## Recorded data

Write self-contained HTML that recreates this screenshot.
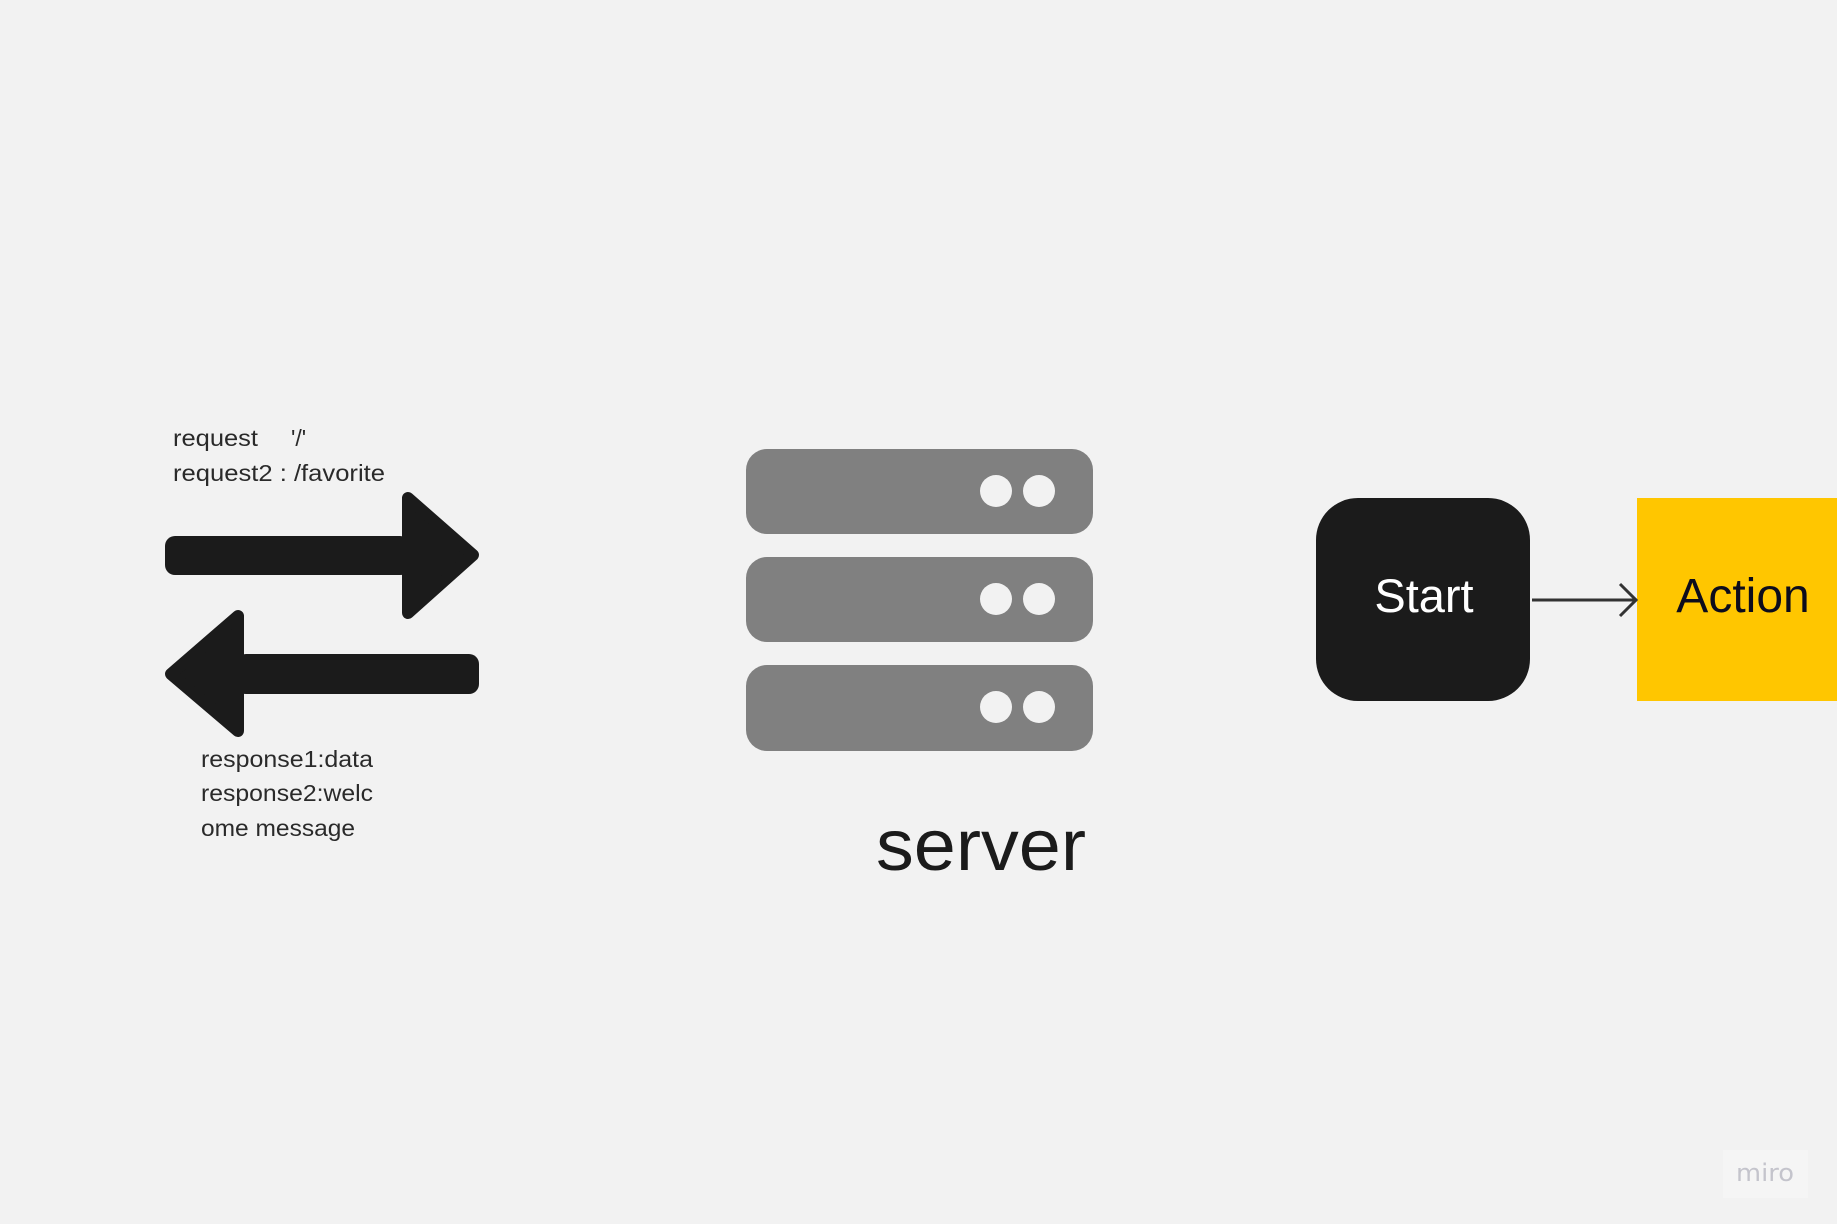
<!DOCTYPE html>
<html><head><meta charset="utf-8"><style>
html,body{margin:0;padding:0;background:#f2f2f2;}
svg{display:block}
</style></head><body>
<svg width="1837" height="1224" viewBox="0 0 1837 1224" xmlns="http://www.w3.org/2000/svg">
<rect width="1837" height="1224" fill="#f2f2f2"/>
<g font-family="'Liberation Sans', sans-serif" font-size="23" fill="#2a2a2a">
<text x="173" y="446" textLength="85" lengthAdjust="spacingAndGlyphs">request</text>
<text x="291" y="446">'/'</text>
<text x="173" y="481" textLength="212" lengthAdjust="spacingAndGlyphs">request2 : /favorite</text>
<text x="201" y="767" textLength="172" lengthAdjust="spacingAndGlyphs">response1:data</text>
<text x="201" y="801" textLength="172" lengthAdjust="spacingAndGlyphs">response2:welc</text>
<text x="201" y="836" textLength="154" lengthAdjust="spacingAndGlyphs">ome message</text>
</g>
<g fill="#1b1b1b" stroke="#1b1b1b" stroke-linejoin="round">
<rect x="165" y="536" width="245" height="39" rx="10" stroke="none"/>
<path d="M408 498 L473 555 L408 613 Z" stroke-width="12"/>
<rect x="236" y="654" width="243" height="40" rx="10" stroke="none"/>
<path d="M238 616 L171 674 L238 731 Z" stroke-width="12"/>
</g>
<g fill="#808080">
<rect x="746" y="449" width="347" height="85" rx="21"/>
<rect x="746" y="557" width="347" height="85" rx="21"/>
<rect x="746" y="665" width="347" height="86" rx="21"/>
</g>
<g fill="#f2f2f2">
<circle cx="996" cy="491" r="16"/><circle cx="1039" cy="491" r="16"/>
<circle cx="996" cy="599" r="16"/><circle cx="1039" cy="599" r="16"/>
<circle cx="996" cy="707" r="16"/><circle cx="1039" cy="707" r="16"/>
</g>
<text x="876" y="870" font-family="'Liberation Sans', sans-serif" font-size="72" fill="#1b1b1b" textLength="210" lengthAdjust="spacingAndGlyphs">server</text>
<rect x="1316" y="498" width="214" height="203" rx="42" fill="#1b1b1b"/>
<text x="1424" y="612" text-anchor="middle" font-family="'Liberation Sans', sans-serif" font-size="47" fill="#ffffff">Start</text>
<rect x="1637" y="498" width="200" height="203" fill="#ffc600"/>
<text x="1743" y="612" text-anchor="middle" font-family="'Liberation Sans', sans-serif" font-size="48" fill="#0c0c1c">Action</text>
<line x1="1532" y1="600" x2="1637" y2="600" stroke="#333" stroke-width="3"/>
<path d="M1620 584 L1636 600 L1620 616" fill="none" stroke="#333" stroke-width="3"/>
<rect x="1723" y="1150" width="85" height="48" fill="#f5f5f5"/>
<text x="1736" y="1181" font-family="'DejaVu Sans', sans-serif" font-size="24" fill="#c4c4cc" textLength="58" lengthAdjust="spacingAndGlyphs">miro</text>
</svg>
</body></html>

## Request
Write the listing above out again exactly, dropping each image.

## Solution for this problem
Write self-contained HTML that recreates this screenshot.
<!DOCTYPE html>
<html><head><meta charset="utf-8"><style>
html,body{margin:0;padding:0;background:#f2f2f2;}
svg{display:block}
</style></head><body>
<svg width="1837" height="1224" viewBox="0 0 1837 1224" xmlns="http://www.w3.org/2000/svg">
<rect width="1837" height="1224" fill="#f2f2f2"/>
<g font-family="'Liberation Sans', sans-serif" font-size="23" fill="#2a2a2a">
<text x="173" y="446" textLength="85" lengthAdjust="spacingAndGlyphs">request</text>
<text x="291" y="446">'/'</text>
<text x="173" y="481" textLength="212" lengthAdjust="spacingAndGlyphs">request2 : /favorite</text>
<text x="201" y="767" textLength="172" lengthAdjust="spacingAndGlyphs">response1:data</text>
<text x="201" y="801" textLength="172" lengthAdjust="spacingAndGlyphs">response2:welc</text>
<text x="201" y="836" textLength="154" lengthAdjust="spacingAndGlyphs">ome message</text>
</g>
<g fill="#1b1b1b" stroke="#1b1b1b" stroke-linejoin="round">
<rect x="165" y="536" width="245" height="39" rx="10" stroke="none"/>
<path d="M408 498 L473 555 L408 613 Z" stroke-width="12"/>
<rect x="236" y="654" width="243" height="40" rx="10" stroke="none"/>
<path d="M238 616 L171 674 L238 731 Z" stroke-width="12"/>
</g>
<g fill="#808080">
<rect x="746" y="449" width="347" height="85" rx="21"/>
<rect x="746" y="557" width="347" height="85" rx="21"/>
<rect x="746" y="665" width="347" height="86" rx="21"/>
</g>
<g fill="#f2f2f2">
<circle cx="996" cy="491" r="16"/><circle cx="1039" cy="491" r="16"/>
<circle cx="996" cy="599" r="16"/><circle cx="1039" cy="599" r="16"/>
<circle cx="996" cy="707" r="16"/><circle cx="1039" cy="707" r="16"/>
</g>
<text x="876" y="870" font-family="'Liberation Sans', sans-serif" font-size="72" fill="#1b1b1b" textLength="210" lengthAdjust="spacingAndGlyphs">server</text>
<rect x="1316" y="498" width="214" height="203" rx="42" fill="#1b1b1b"/>
<text x="1424" y="612" text-anchor="middle" font-family="'Liberation Sans', sans-serif" font-size="47" fill="#ffffff">Start</text>
<rect x="1637" y="498" width="200" height="203" fill="#ffc600"/>
<text x="1743" y="612" text-anchor="middle" font-family="'Liberation Sans', sans-serif" font-size="48" fill="#0c0c1c">Action</text>
<line x1="1532" y1="600" x2="1637" y2="600" stroke="#333" stroke-width="3"/>
<path d="M1620 584 L1636 600 L1620 616" fill="none" stroke="#333" stroke-width="3"/>
<rect x="1723" y="1150" width="85" height="48" fill="#f5f5f5"/>
<text x="1736" y="1181" font-family="'DejaVu Sans', sans-serif" font-size="24" fill="#c4c4cc" textLength="58" lengthAdjust="spacingAndGlyphs">miro</text>
</svg>
</body></html>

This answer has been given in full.